◆ **Task details**
Each line of the material below that holds the word "matplotlib" needs to be copied.

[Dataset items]
☆ ☆ ☆

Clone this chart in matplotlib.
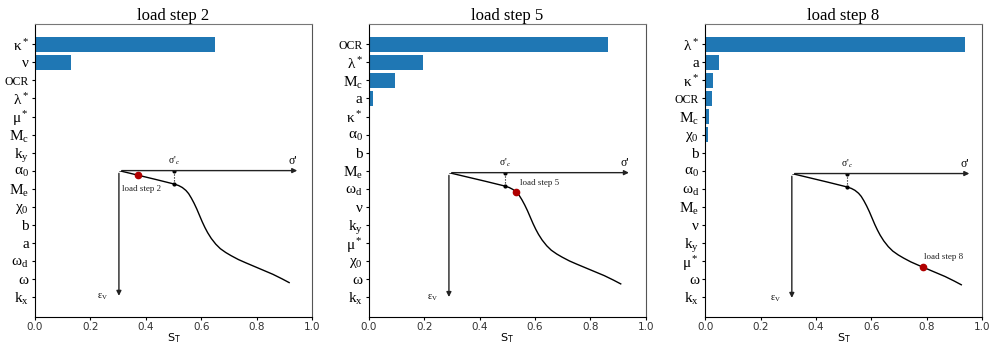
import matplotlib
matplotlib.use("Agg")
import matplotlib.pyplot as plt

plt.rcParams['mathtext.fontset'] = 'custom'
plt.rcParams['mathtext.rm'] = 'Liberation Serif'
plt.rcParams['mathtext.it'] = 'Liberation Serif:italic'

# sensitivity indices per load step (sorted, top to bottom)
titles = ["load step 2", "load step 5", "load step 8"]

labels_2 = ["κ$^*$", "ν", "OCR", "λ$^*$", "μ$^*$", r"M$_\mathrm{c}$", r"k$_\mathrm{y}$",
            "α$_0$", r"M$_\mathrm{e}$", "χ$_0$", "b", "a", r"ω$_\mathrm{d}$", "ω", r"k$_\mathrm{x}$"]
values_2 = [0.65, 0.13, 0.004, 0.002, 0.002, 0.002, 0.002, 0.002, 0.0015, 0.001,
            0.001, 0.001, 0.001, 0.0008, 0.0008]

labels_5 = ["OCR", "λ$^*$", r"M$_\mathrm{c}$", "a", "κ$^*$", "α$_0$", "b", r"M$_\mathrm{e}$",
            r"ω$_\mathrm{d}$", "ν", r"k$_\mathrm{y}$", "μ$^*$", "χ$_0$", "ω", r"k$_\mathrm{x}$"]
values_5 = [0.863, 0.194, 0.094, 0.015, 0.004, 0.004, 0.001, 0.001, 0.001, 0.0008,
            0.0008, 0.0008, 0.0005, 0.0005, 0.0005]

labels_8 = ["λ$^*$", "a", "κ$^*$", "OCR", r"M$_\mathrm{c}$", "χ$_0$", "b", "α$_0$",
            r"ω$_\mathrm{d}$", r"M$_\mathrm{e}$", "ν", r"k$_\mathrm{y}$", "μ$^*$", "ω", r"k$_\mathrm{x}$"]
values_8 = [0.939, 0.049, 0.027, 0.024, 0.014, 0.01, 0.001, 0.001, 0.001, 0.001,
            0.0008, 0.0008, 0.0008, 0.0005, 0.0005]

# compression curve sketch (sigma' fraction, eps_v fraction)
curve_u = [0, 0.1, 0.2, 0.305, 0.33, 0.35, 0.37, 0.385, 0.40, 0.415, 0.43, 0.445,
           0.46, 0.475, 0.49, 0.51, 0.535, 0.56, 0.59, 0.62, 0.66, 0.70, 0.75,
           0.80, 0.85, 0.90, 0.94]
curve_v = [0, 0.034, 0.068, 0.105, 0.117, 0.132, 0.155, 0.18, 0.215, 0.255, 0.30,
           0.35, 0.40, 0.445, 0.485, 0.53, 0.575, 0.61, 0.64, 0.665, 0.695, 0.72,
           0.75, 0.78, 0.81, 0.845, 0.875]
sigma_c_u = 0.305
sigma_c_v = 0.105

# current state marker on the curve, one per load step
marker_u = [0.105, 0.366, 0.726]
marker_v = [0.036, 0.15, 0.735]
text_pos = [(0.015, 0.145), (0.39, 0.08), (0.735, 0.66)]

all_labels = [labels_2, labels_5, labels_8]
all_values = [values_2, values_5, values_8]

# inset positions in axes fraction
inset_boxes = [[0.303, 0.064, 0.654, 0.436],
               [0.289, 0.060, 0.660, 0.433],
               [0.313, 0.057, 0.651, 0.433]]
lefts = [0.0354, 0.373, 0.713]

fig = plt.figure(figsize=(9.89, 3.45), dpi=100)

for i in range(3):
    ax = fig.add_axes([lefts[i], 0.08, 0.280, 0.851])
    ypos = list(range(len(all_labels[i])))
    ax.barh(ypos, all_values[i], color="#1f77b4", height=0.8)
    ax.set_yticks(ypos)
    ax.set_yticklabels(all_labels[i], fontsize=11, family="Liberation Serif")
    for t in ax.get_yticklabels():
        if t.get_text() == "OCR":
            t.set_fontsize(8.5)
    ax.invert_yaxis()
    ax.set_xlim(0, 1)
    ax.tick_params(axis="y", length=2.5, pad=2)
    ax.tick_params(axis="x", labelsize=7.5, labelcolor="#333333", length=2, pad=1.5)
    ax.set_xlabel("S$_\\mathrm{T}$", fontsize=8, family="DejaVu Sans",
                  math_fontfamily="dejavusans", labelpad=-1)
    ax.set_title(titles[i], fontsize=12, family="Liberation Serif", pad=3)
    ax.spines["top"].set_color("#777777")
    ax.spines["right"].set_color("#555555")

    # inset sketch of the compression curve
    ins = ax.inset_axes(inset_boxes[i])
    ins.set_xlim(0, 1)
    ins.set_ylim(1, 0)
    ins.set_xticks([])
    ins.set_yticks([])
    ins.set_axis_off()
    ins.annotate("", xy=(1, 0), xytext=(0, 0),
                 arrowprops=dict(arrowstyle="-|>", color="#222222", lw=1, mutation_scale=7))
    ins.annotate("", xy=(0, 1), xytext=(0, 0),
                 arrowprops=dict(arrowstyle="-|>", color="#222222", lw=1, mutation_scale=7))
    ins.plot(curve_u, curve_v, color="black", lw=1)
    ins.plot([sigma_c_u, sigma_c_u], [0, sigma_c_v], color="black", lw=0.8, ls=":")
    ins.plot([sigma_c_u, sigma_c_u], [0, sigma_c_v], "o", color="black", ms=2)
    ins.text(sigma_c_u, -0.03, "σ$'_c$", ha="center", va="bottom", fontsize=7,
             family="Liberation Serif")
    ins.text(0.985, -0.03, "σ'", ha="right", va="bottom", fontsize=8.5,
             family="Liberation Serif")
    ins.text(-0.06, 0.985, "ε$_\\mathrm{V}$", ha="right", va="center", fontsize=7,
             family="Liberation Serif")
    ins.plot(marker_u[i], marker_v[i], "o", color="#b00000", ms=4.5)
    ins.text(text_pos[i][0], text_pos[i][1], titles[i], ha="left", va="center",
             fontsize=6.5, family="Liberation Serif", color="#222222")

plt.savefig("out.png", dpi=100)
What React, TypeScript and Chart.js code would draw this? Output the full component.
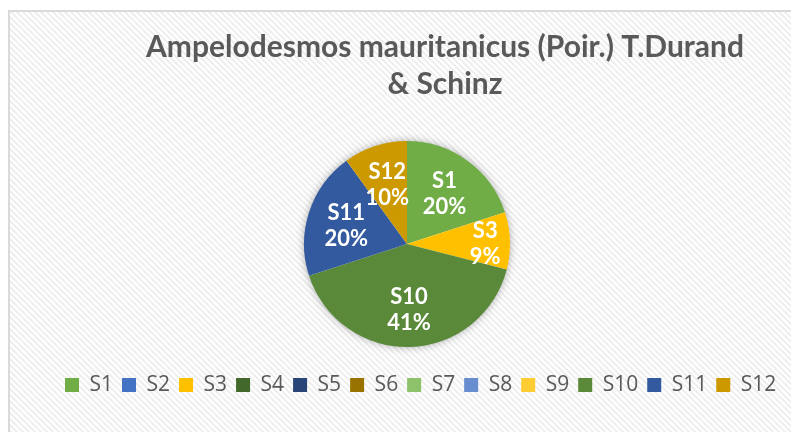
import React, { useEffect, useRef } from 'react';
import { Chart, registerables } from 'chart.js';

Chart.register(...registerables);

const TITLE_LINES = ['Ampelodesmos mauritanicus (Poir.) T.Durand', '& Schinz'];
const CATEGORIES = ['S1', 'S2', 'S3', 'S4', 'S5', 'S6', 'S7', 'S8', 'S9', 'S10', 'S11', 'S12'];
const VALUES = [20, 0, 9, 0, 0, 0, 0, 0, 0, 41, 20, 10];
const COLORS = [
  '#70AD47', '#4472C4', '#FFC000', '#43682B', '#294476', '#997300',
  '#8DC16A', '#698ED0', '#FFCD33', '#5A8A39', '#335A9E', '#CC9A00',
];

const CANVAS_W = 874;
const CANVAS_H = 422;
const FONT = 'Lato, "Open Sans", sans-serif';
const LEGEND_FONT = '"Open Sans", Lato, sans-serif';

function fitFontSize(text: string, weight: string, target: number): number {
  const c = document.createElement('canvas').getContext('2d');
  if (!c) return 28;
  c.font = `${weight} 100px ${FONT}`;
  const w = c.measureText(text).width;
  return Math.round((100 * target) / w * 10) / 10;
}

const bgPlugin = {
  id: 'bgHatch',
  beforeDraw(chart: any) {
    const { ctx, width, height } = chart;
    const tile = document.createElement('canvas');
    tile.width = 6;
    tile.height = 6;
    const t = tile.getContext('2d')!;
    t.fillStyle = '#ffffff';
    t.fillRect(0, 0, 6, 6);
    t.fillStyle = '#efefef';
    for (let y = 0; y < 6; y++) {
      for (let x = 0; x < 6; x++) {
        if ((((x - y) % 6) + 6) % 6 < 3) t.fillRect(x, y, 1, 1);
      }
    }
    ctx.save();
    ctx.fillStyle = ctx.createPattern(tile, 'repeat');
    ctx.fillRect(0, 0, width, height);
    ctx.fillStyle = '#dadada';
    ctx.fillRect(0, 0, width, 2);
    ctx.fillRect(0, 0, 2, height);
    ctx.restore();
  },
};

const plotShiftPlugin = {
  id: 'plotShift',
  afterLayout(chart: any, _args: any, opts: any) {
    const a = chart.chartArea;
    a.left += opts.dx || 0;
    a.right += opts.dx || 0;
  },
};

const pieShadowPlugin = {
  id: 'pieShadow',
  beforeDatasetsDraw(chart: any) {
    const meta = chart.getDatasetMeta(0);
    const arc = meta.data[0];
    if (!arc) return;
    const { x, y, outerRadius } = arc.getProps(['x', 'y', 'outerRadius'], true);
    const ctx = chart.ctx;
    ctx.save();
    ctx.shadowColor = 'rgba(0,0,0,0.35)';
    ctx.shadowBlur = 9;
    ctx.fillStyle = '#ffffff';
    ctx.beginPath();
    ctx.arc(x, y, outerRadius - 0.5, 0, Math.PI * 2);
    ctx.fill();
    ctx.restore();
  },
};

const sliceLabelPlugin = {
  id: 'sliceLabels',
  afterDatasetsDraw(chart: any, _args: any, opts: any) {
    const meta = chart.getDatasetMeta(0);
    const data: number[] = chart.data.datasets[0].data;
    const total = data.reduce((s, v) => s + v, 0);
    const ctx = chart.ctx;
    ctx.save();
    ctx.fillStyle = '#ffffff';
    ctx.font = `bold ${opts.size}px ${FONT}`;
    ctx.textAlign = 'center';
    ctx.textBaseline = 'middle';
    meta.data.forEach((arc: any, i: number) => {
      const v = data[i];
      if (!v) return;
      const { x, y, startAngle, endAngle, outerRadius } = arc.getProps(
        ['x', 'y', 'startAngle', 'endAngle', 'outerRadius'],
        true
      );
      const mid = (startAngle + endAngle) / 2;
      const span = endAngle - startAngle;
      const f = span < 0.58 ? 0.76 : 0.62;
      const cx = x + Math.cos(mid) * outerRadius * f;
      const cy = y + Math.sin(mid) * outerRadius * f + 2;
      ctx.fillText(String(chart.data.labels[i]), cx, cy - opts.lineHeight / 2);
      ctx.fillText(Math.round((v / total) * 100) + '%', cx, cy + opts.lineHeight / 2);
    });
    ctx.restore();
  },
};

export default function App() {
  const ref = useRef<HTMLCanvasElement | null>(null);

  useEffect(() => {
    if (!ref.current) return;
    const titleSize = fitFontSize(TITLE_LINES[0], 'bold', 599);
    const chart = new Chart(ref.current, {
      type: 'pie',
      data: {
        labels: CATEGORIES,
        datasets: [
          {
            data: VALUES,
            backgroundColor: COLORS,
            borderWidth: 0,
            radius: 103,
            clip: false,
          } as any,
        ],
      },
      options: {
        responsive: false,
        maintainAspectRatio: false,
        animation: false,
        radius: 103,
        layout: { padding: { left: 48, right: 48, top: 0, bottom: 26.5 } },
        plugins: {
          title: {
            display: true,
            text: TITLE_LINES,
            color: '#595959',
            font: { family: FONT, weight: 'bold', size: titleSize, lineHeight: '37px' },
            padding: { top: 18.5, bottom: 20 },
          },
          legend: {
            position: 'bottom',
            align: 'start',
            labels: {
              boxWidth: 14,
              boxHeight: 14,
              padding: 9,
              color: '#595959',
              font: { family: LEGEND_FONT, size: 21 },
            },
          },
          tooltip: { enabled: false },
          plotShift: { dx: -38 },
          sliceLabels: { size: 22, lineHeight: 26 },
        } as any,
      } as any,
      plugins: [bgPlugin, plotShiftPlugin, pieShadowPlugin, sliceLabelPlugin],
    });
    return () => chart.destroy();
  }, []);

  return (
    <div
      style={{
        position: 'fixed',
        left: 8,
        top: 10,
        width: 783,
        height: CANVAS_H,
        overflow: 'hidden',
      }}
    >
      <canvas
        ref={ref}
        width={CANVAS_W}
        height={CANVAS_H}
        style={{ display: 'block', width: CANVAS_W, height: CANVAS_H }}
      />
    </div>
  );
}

☆ ☆ ☆

◆ **Complete answer**
Clone this chart in matplotlib.
import matplotlib
matplotlib.use("Agg")
import matplotlib.pyplot as plt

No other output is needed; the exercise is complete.